Our religion is casting off its moorings. Twin religious traditions of virtue (the bedrock doughty, armed individual citizen) and civic altruism (the state as collective expression of how we care for one another) — so long ago carved in the wall of ethos — must be balanced if the nation itself is to survive and prosper. Today our Blue and Red chalices of identity are being relocated to separate chapels of identity — physically if not forever irreconcilable.

Yet this is not the 1850s. That gathering storm was over the nature of America’s very credo (hint: it was another Constitution). This struggle is about what we do when the credo established by that long-ago civil war begins to fail.

Hence guns do not so much represent an existential flashpoint as they remind us how latently ever-present schism-as-self-destruction is within the American Body. The failing credo can be seen everywhere in our national body, as this gigantic, moving entity currently envisions what it calls “politics” — in racism, in the imperial power of the sacred king, in the role of the state in our common welfare, in the path to social justice, in the crushing inequality of wealth in America. So it is not just guns. Guns are a sign … but of what?

Just this: As with all great faiths, the deepest truth is that the congregation must believe altogether. Hence with the American faith-enterprise, the great crisis we face is a crisis of belief. The nation must address the decline of its religious compact, preferably through an explicit rite of renewal and purification (a collective casting out of the divisiveness).

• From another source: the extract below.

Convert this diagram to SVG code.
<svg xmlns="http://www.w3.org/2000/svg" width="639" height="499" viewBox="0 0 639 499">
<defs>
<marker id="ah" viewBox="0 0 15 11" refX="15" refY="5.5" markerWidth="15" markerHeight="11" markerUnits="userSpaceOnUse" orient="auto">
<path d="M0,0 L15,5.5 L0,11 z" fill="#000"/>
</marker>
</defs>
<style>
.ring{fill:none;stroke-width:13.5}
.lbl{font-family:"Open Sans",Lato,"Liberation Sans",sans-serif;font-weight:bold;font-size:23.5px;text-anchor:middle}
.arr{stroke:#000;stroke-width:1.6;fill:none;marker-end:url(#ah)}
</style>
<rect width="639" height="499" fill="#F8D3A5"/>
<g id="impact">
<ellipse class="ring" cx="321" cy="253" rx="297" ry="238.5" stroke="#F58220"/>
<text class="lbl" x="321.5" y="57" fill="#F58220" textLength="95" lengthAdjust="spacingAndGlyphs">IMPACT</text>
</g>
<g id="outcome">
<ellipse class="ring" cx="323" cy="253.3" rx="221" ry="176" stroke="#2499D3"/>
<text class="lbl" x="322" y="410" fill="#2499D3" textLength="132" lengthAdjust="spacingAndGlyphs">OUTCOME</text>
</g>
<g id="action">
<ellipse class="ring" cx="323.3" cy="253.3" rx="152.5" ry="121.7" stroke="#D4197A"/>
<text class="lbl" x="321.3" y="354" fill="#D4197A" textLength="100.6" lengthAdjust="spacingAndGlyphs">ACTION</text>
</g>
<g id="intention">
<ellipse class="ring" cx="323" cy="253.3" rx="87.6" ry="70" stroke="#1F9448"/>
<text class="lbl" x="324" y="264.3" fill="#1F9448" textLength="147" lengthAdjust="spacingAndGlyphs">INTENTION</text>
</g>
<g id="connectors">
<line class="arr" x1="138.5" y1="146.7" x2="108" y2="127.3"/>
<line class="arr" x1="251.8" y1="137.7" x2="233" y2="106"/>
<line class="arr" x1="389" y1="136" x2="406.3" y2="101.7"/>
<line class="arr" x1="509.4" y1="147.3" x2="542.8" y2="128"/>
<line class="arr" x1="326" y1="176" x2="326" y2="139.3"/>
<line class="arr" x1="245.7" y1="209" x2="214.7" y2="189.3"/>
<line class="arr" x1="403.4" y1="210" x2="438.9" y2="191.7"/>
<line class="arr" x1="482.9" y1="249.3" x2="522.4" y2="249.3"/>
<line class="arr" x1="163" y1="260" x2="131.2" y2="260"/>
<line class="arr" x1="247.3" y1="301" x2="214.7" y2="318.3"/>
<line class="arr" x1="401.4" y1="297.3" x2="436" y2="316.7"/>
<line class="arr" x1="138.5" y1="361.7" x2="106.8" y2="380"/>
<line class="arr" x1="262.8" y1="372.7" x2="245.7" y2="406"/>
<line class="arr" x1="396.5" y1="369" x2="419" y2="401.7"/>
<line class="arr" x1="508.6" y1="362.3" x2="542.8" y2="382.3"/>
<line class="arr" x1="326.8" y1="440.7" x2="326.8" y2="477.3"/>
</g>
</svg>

But here we Americans find ourselves as hobbled and poor in alternatives as those 18th century European regal dynasties in whose passionate opposition we created ourselves. Today Americans are shot through with anxiety and apprehension, but we seem to have only one solution. We always turn to the sacred king. Go to Mt. Vernon and gaze on the sacred king Washington. Watch the Spielberg movie Lincoln. Behold us, expectant.

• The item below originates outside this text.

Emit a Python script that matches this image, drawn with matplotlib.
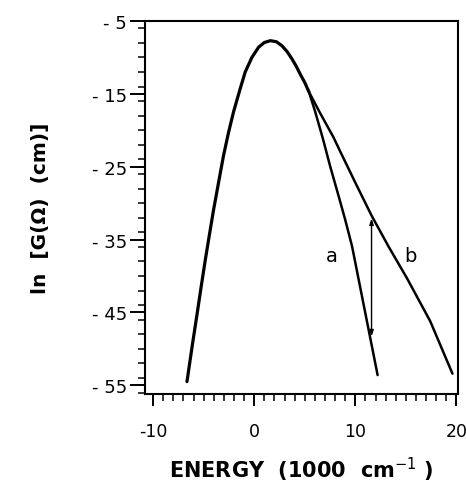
import matplotlib
matplotlib.use("Agg")
import matplotlib.pyplot as plt
from matplotlib.ticker import MultipleLocator

# Data
common_x = [-6.65, -6.1, -5.67, -5.25, -4.85, -4.45, -4.03, -3.53, -3.04, -2.54, -2.05, -1.39,
            -0.89, -0.23, 0.43, 1.0, 1.6, 2.2, 2.74, 3.25, 3.73, 4.15, 4.55, 5.0, 5.4]
common_y = [-54.5, -49.3, -45.4, -41.5, -37.9, -34.5, -31.0, -27.2, -23.5, -20.3, -17.5, -14.3,
            -12.0, -10.0, -8.6, -7.95, -7.7, -7.85, -8.4, -9.2, -10.2, -11.2, -12.3, -13.45, -14.7]

a_x = [5.4, 6.04, 6.8, 7.5, 8.4, 9.0, 9.67, 10.4, 11.4, 12.2]
a_y = [-14.7, -17.5, -21.2, -24.9, -29.3, -32.3, -35.9, -41.0, -48.0, -53.6]

b_x = [5.4, 6.5, 7.85, 8.5, 10.0, 11.6, 13.3, 15.1, 17.4, 19.6]
b_y = [-14.7, -17.6, -21.0, -22.9, -27.2, -31.7, -36.0, -40.3, -46.2, -53.4]

arrow_x = 11.6
arrow_y = [-32.1, -48.3]

label_a = (7.7, -37.2)
label_b = (15.4, -37.2)

xticks = [-10, 0, 10, 20]
xticklabels = ["-10", "0", "10", "20"]
yticks = [-5, -15, -25, -35, -45, -55]
yticklabels = ["- 5", "- 15", "- 25", "- 35", "- 45", "- 55"]

fig = plt.figure(figsize=(4.66, 4.89), dpi=100)
ax = fig.add_axes([145/466, 1-395/489, (457.5-145)/466, (395-22)/489])

ax.plot(common_x, common_y, color="black", lw=2.3, solid_capstyle="round", solid_joinstyle="round")
ax.plot(a_x, a_y, color="black", lw=1.8, solid_capstyle="round", solid_joinstyle="round")
ax.plot(b_x, b_y, color="black", lw=1.8, solid_capstyle="round", solid_joinstyle="round")

ax.annotate("", xy=(arrow_x, arrow_y[0]), xytext=(arrow_x, arrow_y[1]),
            arrowprops=dict(arrowstyle="<|-|>,head_length=0.35,head_width=0.12",
                            color="black", lw=1.0, shrinkA=0, shrinkB=0))

ax.text(*label_a, "a", fontsize=14, ha="center", va="center")
ax.text(*label_b, "b", fontsize=14, ha="center", va="center")

ax.set_xlim(-10.8, 20.1)
ax.set_ylim(-56.2, -5)

ax.set_xticks(xticks)
ax.set_xticklabels(xticklabels, fontsize=12.5)
ax.set_yticks(yticks)
ax.set_yticklabels(yticklabels, fontsize=13)
ax.xaxis.set_minor_locator(MultipleLocator(1))
ax.yaxis.set_minor_locator(MultipleLocator(2))

ax.tick_params(axis="x", which="major", direction="out", length=8.5, width=1.4, pad=12)
ax.tick_params(axis="x", which="minor", direction="out", length=5, width=1.1)
ax.tick_params(axis="y", which="major", direction="out", length=11, width=1.4, pad=2)
ax.tick_params(axis="y", which="minor", direction="out", length=5, width=1.1)

for s in ax.spines.values():
    s.set_linewidth(1.5)

ax.set_xlabel("ENERGY  (1000  cm$^{-1}$ )", fontsize=15, fontweight="bold", labelpad=10)
ax.set_ylabel("ln  [G(\u03a9)  (cm)]", fontsize=14.5, fontweight="bold", labelpad=30)

fig.savefig("out.png", dpi=100)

Yet the sacred king W failed us, while the heavenly promise of his successor has drained away, at least in terms of ju-ju squandered. Americans long for the savior, the prophet, The Return of the King: Of one of our own coming to us in unearthly splendor and eternal promise.

Are these all signs and portents that God has abandoned the United States of America? Fears of America’s decline — seemingly so pragmatic in the policy world — are really deep-seated fears that we are no longer exceptional. The Republican charge against the Democrats is that they betrayed the nation in the eyes of God. But that in turn is the very Democratic j’accuse to the GOP: That their impious vanity led the nation down the path of false pride — and perdition.

In our self-made Wilderness we seek the one who will lead us to the Promised Land.

We cry out his name, but he does not come.


* Eastwood significance exists! Think of his appearance contrapuntally to Michelle Obama’s Hollywood moment. However Dem’s denounced him — and elephants cringed! — he nonetheless brought a liturgical incarnation to the stage that night. Authenticity of the Deliverer trumps all else, as so many canonical texts affirm. Worse yet, he trumped the candidate: Myth over very pale rider.